An upward trending stock chart published in the newspaper Globe & Mail’s ‘Report on Business’ last week was good news for investors in Boyd Group Income Fund, a Winnipeg-based fund the units of which include such brands as Boyd Autobody & Glass in Canada and Gerber Collision & Glass in the United States. These companies are part of Boyd Group, which has grown from one repair shop in Winnipeg established in 1990 to 318 shops today—doubling in size since 2011— and is now one of the largest collision and windshield repair operators in North America.
Reportedly, the Boyd Group is the only publicly traded such group in what is described as the “highly fragmented North American auto repair industry,” collectively valued at more than $30-billion. The Globe & Mail report indicates that all seven analysts who focus on Boyd Group are recommending it as a “buy,” which means they see the potential for more growth and target price increases.
For road safety advocates dreaming of a ‘zero crash future’, however, the climb of the Boyd Group chart is a worrisome snapshot. The underlying analysis is even more disturbing. It would be one thing if it at least stopped after identifying the usual conditions that foster business stability and growth:
First of the classic business analysis reasons is that improving systems making for a strong position to meet the ongoing demands of business ‘feeders’—in this case auto insurers who tend to refer their insureds to the larger, more established repair shop chains. Secondly, cash flow is assured as receivables are a low risk given that about 90 percent of Boyd Group’s business is paid through insurance. Thirdly, this industry appears to be “ripe for consolidation”. Fourthly, in Boyd Group’s case the prospect of 20 percent per year growth “through a combination of same-store sales growth and acquisitions of both single and multi-store operations.” Fifthly, the lower Canadian dollar is also beneficial given that 90 percent of Boyd Group’s revenue is from the US.
But the analysts go on to sketch out the bigger picture—the context—that substantiates their belief that along with these business factors profitability is almost assured. Here it is. The auto collision and repair industry is a safe bet because crash rates, they say, are on the way up. More drivers and more congested roads mean more crashes. Lower gas prices mean more driving and more crashes. Even the weather is now involved. More icy weather in North America supposedly means more crashes. National Bank Financial analyst Trevor Johnson summed it up this way: “People, unfortunately, are always going to be crashing their cars, especially when the weather is bad.” In short, while alerting investors to the need to consider the traditional underlying business factors boding well for Boyd Group, they also tout fundamental factors that will multiply crashes and hence grow the bottom line not just for Boyd Group but also for the industry as a whole.

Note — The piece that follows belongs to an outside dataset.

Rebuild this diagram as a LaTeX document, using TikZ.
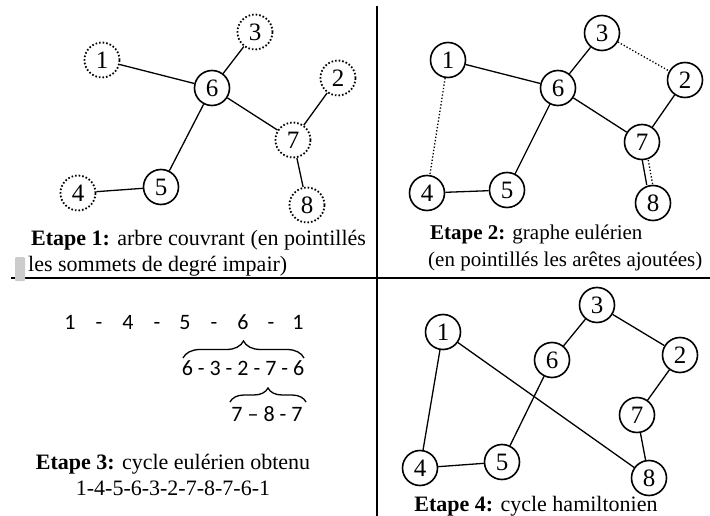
\documentclass[tikz,border=0pt]{standalone}
\usepackage{fontspec}
\setmainfont{Liberation Serif}
\newfontfamily\calib{Carlito}
\usetikzlibrary{decorations.pathreplacing}
\begin{document}
\begin{tikzpicture}[x=1pt,y=-1pt,
  vtx/.style={circle,draw,line width=1.6pt,minimum size=35pt,inner sep=0pt,font=\fontsize{25}{25}\selectfont},
  dvtx/.style={vtx,dotted,line width=1.8pt},
  edge/.style={line width=1.3pt},
  dedge/.style={line width=1.3pt,dotted},
  captxt/.style={font=\fontsize{22}{26}\selectfont,inner sep=0pt},
  seq/.style={font=\calib\fontsize{22}{22}\selectfont,inner sep=0pt,anchor=base},
  bracestyle/.style={line width=1.3pt,decorate,decoration={brace,amplitude=#1,aspect=0.5}},
  sepline/.style={line width=1.4pt}]
\useasboundingbox (0,0) rectangle (710,516);
% separators
\coordinate (vt) at (377,6);
\coordinate (vb) at (377,516);
\coordinate (hl) at (11,278);
\coordinate (hr) at (710,278);
\draw[sepline] (vt) -- (vb);
\draw[sepline] (hl) -- (hr);
\fill[gray!40,rounded corners=1pt] (15,257) rectangle (25,281);
% panel 1
\node[dvtx] (a1) at (102,60) {1};
\node[dvtx] (a3) at (255,32) {3};
\node[vtx]  (a6) at (212,88) {6};
\node[dvtx] (a2) at (338,78) {2};
\node[dvtx] (a7) at (293,140) {7};
\node[vtx]  (a5) at (161,187) {5};
\node[dvtx] (a4) at (78,193) {4};
\node[dvtx] (a8) at (307,205) {8};
\draw[edge] (a1) -- (a6);
\draw[edge] (a3) -- (a6);
\draw[edge] (a6) -- (a7);
\draw[edge] (a6) -- (a5);
\draw[edge] (a4) -- (a5);
\draw[edge] (a2) -- (a7);
\draw[edge] (a7) -- (a8);
\node[captxt,anchor=base west] (c1) at (31,245) {\textbf{Etape 1:} arbre couvrant (en pointillés};
\node[captxt,anchor=base west] (c1b) at (28,271) {les sommets de degré impair)};
% panel 2
\node[vtx] (b1) at (448,60) {1};
\node[vtx] (b3) at (602,33) {3};
\node[vtx] (b6) at (558,88) {6};
\node[vtx] (b2) at (685,80) {2};
\node[vtx] (b7) at (642,142) {7};
\node[vtx] (b5) at (507,190) {5};
\node[vtx] (b4) at (427,193) {4};
\node[vtx] (b8) at (653,203) {8};
\draw[edge] (b1) -- (b6);
\draw[edge] (b3) -- (b6);
\draw[edge] (b6) -- (b7);
\draw[edge] (b6) -- (b5);
\draw[edge] (b4) -- (b5);
\draw[edge] (b2) -- (b7);
\draw[dedge] (b1) -- (b4);
\draw[dedge] (b3) -- (b2);
\draw[edge,transform canvas={xshift=-3pt}] (b7) -- (b8);
\draw[dedge,transform canvas={xshift=3pt}] (b7) -- (b8);
\node[captxt,font=\fontsize{21}{25}\selectfont,anchor=base west] (c2) at (430,240) {\textbf{Etape 2:} graphe eulérien};
\node[captxt,font=\fontsize{21}{25}\selectfont,anchor=base west] (c2b) at (428,266) {(en pointillés les arêtes ajoutées)};
% panel 3
\node[seq] (s1) at (70,329) {1};
\node[seq] (d1) at (99,329) {-};
\node[seq] (s2) at (128,329) {4};
\node[seq] (d2) at (157,329) {-};
\node[seq] (s3) at (185,329) {5};
\node[seq] (d3) at (214,329) {-};
\node[seq] (s4) at (243,329) {6};
\node[seq] (d4) at (271,329) {-};
\node[seq] (s5) at (298,329) {1};
\coordinate (br1l) at (183,358);
\coordinate (br1r) at (304,358);
\draw[bracestyle=17pt] (br1l) -- (br1r);
\node[seq] (t1) at (243,375) {6 - 3 - 2 - 7 - 6};
\coordinate (br2l) at (230,402);
\coordinate (br2r) at (306,402);
\draw[bracestyle=14pt] (br2l) -- (br2r);
\node[seq] (t2) at (267,421) {7 – 8 - 7};
\node[captxt,anchor=base] (c3) at (173,469) {\textbf{Etape 3:} cycle eulérien obtenu};
\node[captxt,anchor=base] (c3b) at (173,495) {1-4-5-6-3-2-7-8-7-6-1};
% panel 4
\node[vtx] (d41) at (443,332) {1};
\node[vtx] (d43) at (597,305) {3};
\node[vtx] (d46) at (552,360) {6};
\node[vtx] (d42) at (680,355) {2};
\node[vtx] (d47) at (637,415) {7};
\node[vtx] (d45) at (502,462) {5};
\node[vtx] (d44) at (420,468) {4};
\node[vtx] (d48) at (649,478) {8};
\draw[edge] (d41) -- (d44);
\draw[edge] (d44) -- (d45);
\draw[edge] (d45) -- (d46);
\draw[edge] (d46) -- (d43);
\draw[edge] (d43) -- (d42);
\draw[edge] (d42) -- (d47);
\draw[edge] (d47) -- (d48);
\draw[edge] (d48) -- (d41);
\node[captxt,anchor=base] (c4) at (536,511) {\textbf{Etape 4:} cycle hamiltonien};
\end{tikzpicture}
\end{document}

To put it another way, this same group of analysts outlined the risks for Boyd Group: “trouble finding and integrating new acquisitions”; “weakening relationships with insurance companies”; and “a drop in vehicle collisions.” But not to worry, they say, since all of these risks are low. All of this, however, may be contradicted by the advent of amazing anti-collision technologies that are now standard on luxury vehicles and will be standard on all vehicles in the not too distant future. We’ll see.